Exercise requirements: Transcribe the full listing exactly, and drop every picture.

Dataset content:

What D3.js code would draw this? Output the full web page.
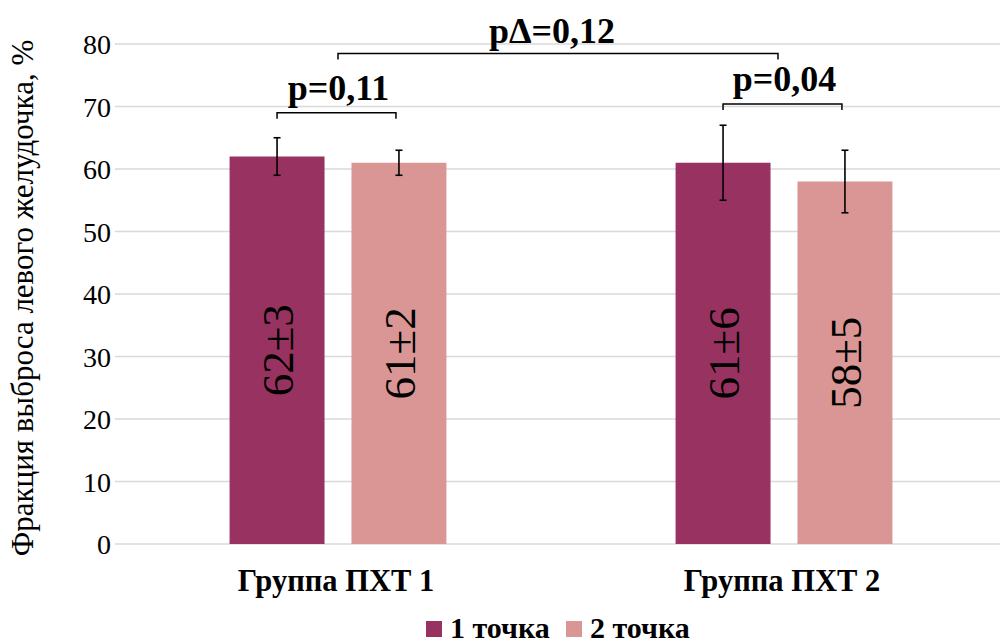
<!DOCTYPE html>
<html><head><meta charset="utf-8">
<script src="https://cdn.jsdelivr.net/npm/d3@7"></script>
<style>body{margin:0;background:#fff}svg{display:block}
svg text{font-family:"Liberation Serif","Times New Roman",Tinos,serif}</style>
</head><body>
<svg id="c" width="1000" height="644"></svg>
<script>
const groups = ["Группа ПХТ 1", "Группа ПХТ 2"];
const series = ["1 точка", "2 точка"];
const means = [[62, 61], [61, 58]];
const sds = [[3, 2], [6, 5]];
const valueLabels = [["62±3", "61±2"], ["61±6", "58±5"]];
const yTicks = [0, 10, 20, 30, 40, 50, 60, 70, 80];
const yTitle = "Фракция выброса левого желудочка, %";
const colors = ["#983361", "#da9694"];
// comparison brackets
const pairBrackets = [
  {group: 0, text: "p=0,11", level: 69},
  {group: 1, text: "p=0,04", level: 70.4}
];
const deltaBracket = {text: "pΔ=0,12", level: 78.5};

const svg = d3.select("#c");
const y = d3.scaleLinear().domain([0, 80]).range([544, 44]);
const x0 = d3.scaleBand().domain(groups).range([115, 1007]).paddingInner(0).paddingOuter(0);
const x1 = d3.scaleBand().domain(series).range([0, x0.bandwidth()]).paddingInner(0.221).paddingOuter(0.94);

// gridlines
svg.append("g").selectAll("line").data(yTicks).join("line")
  .attr("x1", 115).attr("x2", 1000)
  .attr("y1", d => y(d)).attr("y2", d => y(d))
  .attr("stroke", "#d9d9d9").attr("stroke-width", 1.3);

// y axis
const yAxis = d3.axisLeft(y).tickValues(yTicks).tickSize(0).tickPadding(0);
const ya = svg.append("g").attr("transform", "translate(111,0)").call(yAxis);
ya.select(".domain").remove();
ya.attr("font-family", null).attr("font-size", null);
ya.selectAll("text").style("font-size", "28px").attr("fill", "#000").attr("dy", "0.34em");

svg.append("text").attr("transform", "translate(33,298) rotate(-90)")
  .attr("text-anchor", "middle").style("font-size", "31px")
  .attr("fill", "#000").text(yTitle);

// bars
const data = [];
groups.forEach((g, gi) => series.forEach((s, si) => data.push({g, s, gi, si, v: means[gi][si], e: sds[gi][si], lab: valueLabels[gi][si]})));
const cx = d => x0(d.g) + x1(d.s) + x1.bandwidth() / 2;

svg.append("g").selectAll("rect").data(data).join("rect")
  .attr("x", d => x0(d.g) + x1(d.s)).attr("width", x1.bandwidth())
  .attr("y", d => y(d.v)).attr("height", d => y(0) - y(d.v))
  .attr("fill", d => colors[d.si]);

// error bars
const eb = svg.append("g").attr("stroke", "#000").attr("stroke-width", 1.6);
data.forEach(d => {
  eb.append("line").attr("x1", cx(d)).attr("x2", cx(d)).attr("y1", y(d.v + d.e)).attr("y2", y(d.v - d.e));
  [d.v + d.e, d.v - d.e].forEach(t => eb.append("line").attr("x1", cx(d) - 3.5).attr("x2", cx(d) + 3.5).attr("y1", y(t)).attr("y2", y(t)));
});

// value labels
svg.append("g").selectAll("text").data(data).join("text")
  .attr("transform", d => `translate(${cx(d)},${y(d.v / 2)}) rotate(-90)`)
  .attr("text-anchor", "middle").attr("dy", "0.35em")
  .style("font-size", "45px").attr("fill", "#000")
  .text(d => d.lab);

// x labels
svg.append("g").selectAll("text").data(groups).join("text")
  .attr("x", g => x0(g) + x0.bandwidth() / 2 - 2).attr("y", 591)
  .attr("text-anchor", "middle").style("font-size", "30.5px")
  .attr("font-weight", "bold").attr("fill", "#000").text(g => g);

// brackets
function bracket(xa, xb, lv, text, tdx, gap) {
  const yy = y(lv);
  svg.append("path").attr("d", `M${xa},${yy + 6}V${yy}H${xb}V${yy + 6}`)
    .attr("fill", "none").attr("stroke", "#000").attr("stroke-width", 1.5);
  svg.append("text").attr("x", (xa + xb) / 2 + tdx).attr("y", yy - gap)
    .attr("text-anchor", "middle").style("font-size", "36px")
    .attr("font-weight", "bold").attr("fill", "#000").text(text);
}
pairBrackets.forEach(b => {
  const g = groups[b.group];
  bracket(x0(g) + x1(series[0]) + x1.bandwidth() / 2, x0(g) + x1(series[1]) + x1.bandwidth() / 2 - 3, b.level, b.text, 2, 13);
});
bracket(x0(groups[0]) + x0.bandwidth() / 2, x0(groups[1]) + x0.bandwidth() / 2 - 6, deltaBracket.level, deltaBracket.text, -6, 10);

// legend
const lg = svg.append("g");
const legX = [426, 566];
series.forEach((s, i) => {
  lg.append("rect").attr("x", legX[i]).attr("y", 621).attr("width", 16).attr("height", 16).attr("fill", colors[i]);
  lg.append("text").attr("x", legX[i] + 24).attr("y", 638)
    .style("font-size", "30px").attr("font-weight", "bold").attr("fill", "#000").text(s);
});
</script>
</body></html>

Answer below:
What D3.js code would draw this? Output the full web page.
<!DOCTYPE html>
<html><head><meta charset="utf-8">
<script src="https://cdn.jsdelivr.net/npm/d3@7"></script>
<style>body{margin:0;background:#fff}svg{display:block}
svg text{font-family:"Liberation Serif","Times New Roman",Tinos,serif}</style>
</head><body>
<svg id="c" width="1000" height="644"></svg>
<script>
const groups = ["Группа ПХТ 1", "Группа ПХТ 2"];
const series = ["1 точка", "2 точка"];
const means = [[62, 61], [61, 58]];
const sds = [[3, 2], [6, 5]];
const valueLabels = [["62±3", "61±2"], ["61±6", "58±5"]];
const yTicks = [0, 10, 20, 30, 40, 50, 60, 70, 80];
const yTitle = "Фракция выброса левого желудочка, %";
const colors = ["#983361", "#da9694"];
// comparison brackets
const pairBrackets = [
  {group: 0, text: "p=0,11", level: 69},
  {group: 1, text: "p=0,04", level: 70.4}
];
const deltaBracket = {text: "pΔ=0,12", level: 78.5};

const svg = d3.select("#c");
const y = d3.scaleLinear().domain([0, 80]).range([544, 44]);
const x0 = d3.scaleBand().domain(groups).range([115, 1007]).paddingInner(0).paddingOuter(0);
const x1 = d3.scaleBand().domain(series).range([0, x0.bandwidth()]).paddingInner(0.221).paddingOuter(0.94);

// gridlines
svg.append("g").selectAll("line").data(yTicks).join("line")
  .attr("x1", 115).attr("x2", 1000)
  .attr("y1", d => y(d)).attr("y2", d => y(d))
  .attr("stroke", "#d9d9d9").attr("stroke-width", 1.3);

// y axis
const yAxis = d3.axisLeft(y).tickValues(yTicks).tickSize(0).tickPadding(0);
const ya = svg.append("g").attr("transform", "translate(111,0)").call(yAxis);
ya.select(".domain").remove();
ya.attr("font-family", null).attr("font-size", null);
ya.selectAll("text").style("font-size", "28px").attr("fill", "#000").attr("dy", "0.34em");

svg.append("text").attr("transform", "translate(33,298) rotate(-90)")
  .attr("text-anchor", "middle").style("font-size", "31px")
  .attr("fill", "#000").text(yTitle);

// bars
const data = [];
groups.forEach((g, gi) => series.forEach((s, si) => data.push({g, s, gi, si, v: means[gi][si], e: sds[gi][si], lab: valueLabels[gi][si]})));
const cx = d => x0(d.g) + x1(d.s) + x1.bandwidth() / 2;

svg.append("g").selectAll("rect").data(data).join("rect")
  .attr("x", d => x0(d.g) + x1(d.s)).attr("width", x1.bandwidth())
  .attr("y", d => y(d.v)).attr("height", d => y(0) - y(d.v))
  .attr("fill", d => colors[d.si]);

// error bars
const eb = svg.append("g").attr("stroke", "#000").attr("stroke-width", 1.6);
data.forEach(d => {
  eb.append("line").attr("x1", cx(d)).attr("x2", cx(d)).attr("y1", y(d.v + d.e)).attr("y2", y(d.v - d.e));
  [d.v + d.e, d.v - d.e].forEach(t => eb.append("line").attr("x1", cx(d) - 3.5).attr("x2", cx(d) + 3.5).attr("y1", y(t)).attr("y2", y(t)));
});

// value labels
svg.append("g").selectAll("text").data(data).join("text")
  .attr("transform", d => `translate(${cx(d)},${y(d.v / 2)}) rotate(-90)`)
  .attr("text-anchor", "middle").attr("dy", "0.35em")
  .style("font-size", "45px").attr("fill", "#000")
  .text(d => d.lab);

// x labels
svg.append("g").selectAll("text").data(groups).join("text")
  .attr("x", g => x0(g) + x0.bandwidth() / 2 - 2).attr("y", 591)
  .attr("text-anchor", "middle").style("font-size", "30.5px")
  .attr("font-weight", "bold").attr("fill", "#000").text(g => g);

// brackets
function bracket(xa, xb, lv, text, tdx, gap) {
  const yy = y(lv);
  svg.append("path").attr("d", `M${xa},${yy + 6}V${yy}H${xb}V${yy + 6}`)
    .attr("fill", "none").attr("stroke", "#000").attr("stroke-width", 1.5);
  svg.append("text").attr("x", (xa + xb) / 2 + tdx).attr("y", yy - gap)
    .attr("text-anchor", "middle").style("font-size", "36px")
    .attr("font-weight", "bold").attr("fill", "#000").text(text);
}
pairBrackets.forEach(b => {
  const g = groups[b.group];
  bracket(x0(g) + x1(series[0]) + x1.bandwidth() / 2, x0(g) + x1(series[1]) + x1.bandwidth() / 2 - 3, b.level, b.text, 2, 13);
});
bracket(x0(groups[0]) + x0.bandwidth() / 2, x0(groups[1]) + x0.bandwidth() / 2 - 6, deltaBracket.level, deltaBracket.text, -6, 10);

// legend
const lg = svg.append("g");
const legX = [426, 566];
series.forEach((s, i) => {
  lg.append("rect").attr("x", legX[i]).attr("y", 621).attr("width", 16).attr("height", 16).attr("fill", colors[i]);
  lg.append("text").attr("x", legX[i] + 24).attr("y", 638)
    .style("font-size", "30px").attr("font-weight", "bold").attr("fill", "#000").text(s);
});
</script>
</body></html>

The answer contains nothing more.